The conditions suggested that the Frockster Factor might have come into play if we were heading onwards beyond Yokohama, but the weather lifted before Utsomiya. The last bit of the run into Tokyo went in under blue skies and bright sunshine that meant I was glad of the shade provided by hanging coats.

Once we'd made our way into Tokyo and disembarked, the next issue involved finding the right line to Yokohama. 

There are three of them, constructed at different times along different corridors with varying numbers of stops along the way. 

That last bit delivered the rub. 

We ended up on the line that delivered the quickest transfer, switched lines in Yokohama and got off a stop later to take the brisk walk to the New Otani Inn Yokohama. It's a proper flash new turnout perched atop a retail complex, with further shopping, sightseeing and entertainment options proliferating around the environs. 

It was an impressive locale. While it was slightly disappointing to find the room wasn't on the seaward side, that was alleviated by discovering the view from the window included Mount Fuji.

Not all of the mountain, as it seemed the deities hadn't been totally mollified. 

Clouds covered the summit, but they'd relented enough to show us the distinctive shape. 

Cloud and afternoon sun meant evidence to prove what we'd just seen wasn't quite forthcoming. The chance of a look at Fuji shaped plans for after we'd accomplished two tasks we'd set ourselves for the next day.

It was a while before we were due to meet The Translator for dinner. We killed part of the waiting time in the room before venturing out for a walk around the vicinity. 

As soon as we were downstairs, it started to threaten us with rain. So it was a case of back upstairs to grab the umbrellas before we went too much further. 

That, at least, killed off a bit more time before we headed back to the station for the two-stop journey that landed us on the fringe of Yokohama's Chinatown.

The text message correspondence had arranged a meeting under the gate nearest the station, but those decorated gateways aren't exactly scarce in and around a Chinatown. 

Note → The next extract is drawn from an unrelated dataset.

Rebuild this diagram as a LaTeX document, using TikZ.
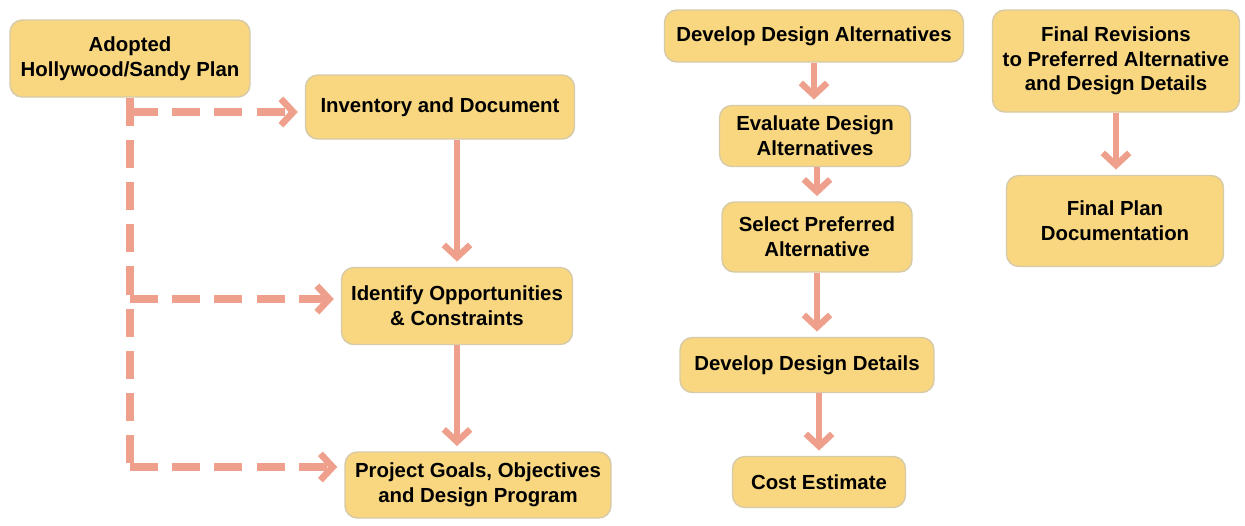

Yokohama's version is more extensive than most, and the supply of likely gates is correspondingly confusing. I reckoned we'd reached the right one as soon as we walked outside the station. 

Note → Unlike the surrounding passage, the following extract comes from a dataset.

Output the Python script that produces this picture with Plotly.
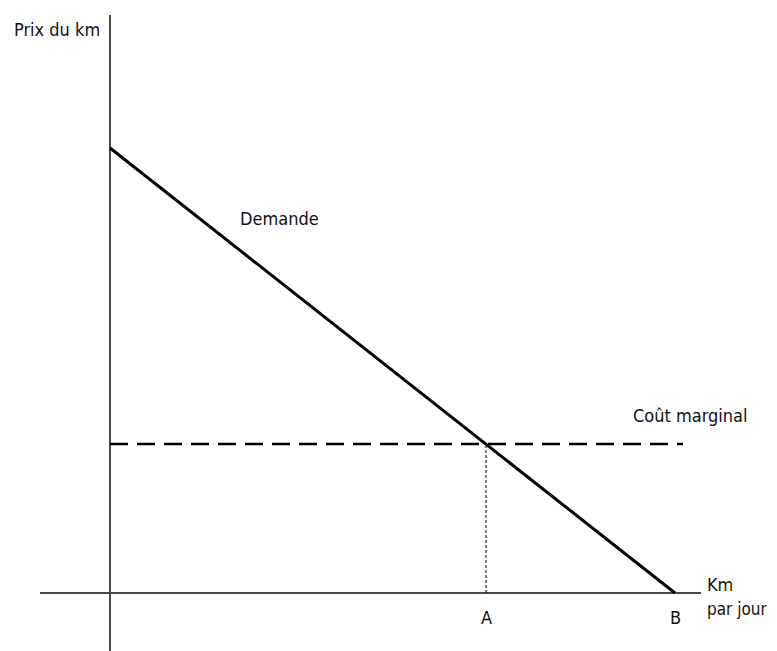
import plotly.graph_objects as go

# Economic diagram values (arbitrary units)
demand_q = [0, 565]          # quantity: 0 and B
demand_p = [445, 0]          # price intercept and 0
mc_level = 149               # marginal cost
q_a = 376                    # quantity A
q_b = 565                    # quantity B
x_axis_span = [-70, 591]
y_axis_span = [-60, 578]
mc_span = [0, 573]

FONT = "DejaVu Sans Condensed, Liberation Sans Narrow, Open Sans, sans-serif"

fig = go.Figure()
# axes
fig.add_trace(go.Scatter(x=x_axis_span, y=[0, 0], mode="lines",
                         line=dict(color="#4a4a4a", width=2), hoverinfo="skip"))
fig.add_trace(go.Scatter(x=[0, 0], y=y_axis_span, mode="lines",
                         line=dict(color="#4a4a4a", width=2), hoverinfo="skip"))
# marginal cost dashed
fig.add_trace(go.Scatter(x=mc_span, y=[mc_level, mc_level], mode="lines",
                         line=dict(color="black", width=2.5, dash="18px,9px"), hoverinfo="skip"))
# dotted vertical at A
fig.add_trace(go.Scatter(x=[q_a, q_a], y=[0, mc_level], mode="lines",
                         line=dict(color="black", width=1, dash="3px,2px"), hoverinfo="skip"))
# demand
fig.add_trace(go.Scatter(x=demand_q, y=demand_p, mode="lines",
                         line=dict(color="black", width=3), hoverinfo="skip"))

def label(x, y, text, xanchor="left", size=18):
    fig.add_annotation(x=x, y=y, text=text, showarrow=False, xanchor=xanchor,
                       yanchor="middle", font=dict(family=FONT, size=size, color="#111111"))

label(-98, 564, "Prix du km")
label(128, 375, "Demande")
label(521, 178, "Coût marginal")
label(595, 9, "Km")
label(595, -16, "par jour", size=17)
label(q_a, -24, "A", "center")
label(q_b, -24, "B", "center")

fig.update_layout(
    width=769, height=643, margin=dict(l=0, r=0, t=0, b=0),
    paper_bgcolor="white", plot_bgcolor="white", showlegend=False,
    xaxis=dict(range=[-102, 667], visible=False, fixedrange=True),
    yaxis=dict(range=[-58, 585], visible=False, fixedrange=True),
)
fig.write_html("out.html")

There was, however, no sign of our friend. We knew she was already at the rendezvous, so the nearest gate to the station wasn't actually the most adjacent gate to the station if you catch my drift.

It all, as it does so often when you're making your way out of a station with multiple exits, depends on taking the right exit.

Once we'd made the rendezvous, it was a matter of finding somewhere to eat. That process involved a lengthy wander through labyrinthine streets that seemed to have us going in circles. 

I may well be wrong in that assertion, but we kept passing familiar-looking signs that were a little more common than you might have thought.

We eventually landed in a place where the food was excellent. For the three of us, a plate of stir-fried greens, another of beef done the same way, won ton soup in between them and fried rice to finish, washed down by draught beer. 

All in all, the substantial meal was nothing out of the ordinary but was entirely satisfactory and reasonably priced.

It would have taken a cross-country forced march to work off what we'd consumed. While cross-country was out of the question, a further wander covered a fair slice of Chinatown.

A wrong turn delivered us to a station between the one beside the hotel and the one where we'd disembarked on the way to dinner.

With everyone heading in the same direction and a train waiting and ready to go, that meant farewells were a fair bit more abrupt than they would otherwise have been. Within a couple of minutes of boarding the train, we were back on the doorstep of the New Otani.

A glance around the neighbourhood had Madam keen on an excursion to look at the shopping centre's Christmas lights.

But I'd had enough for the day. I declined a nightcap and settled down for a short read of the Leonard Cohen biography before it was time for lights out, with the prospect of a view of Fuji in the morning.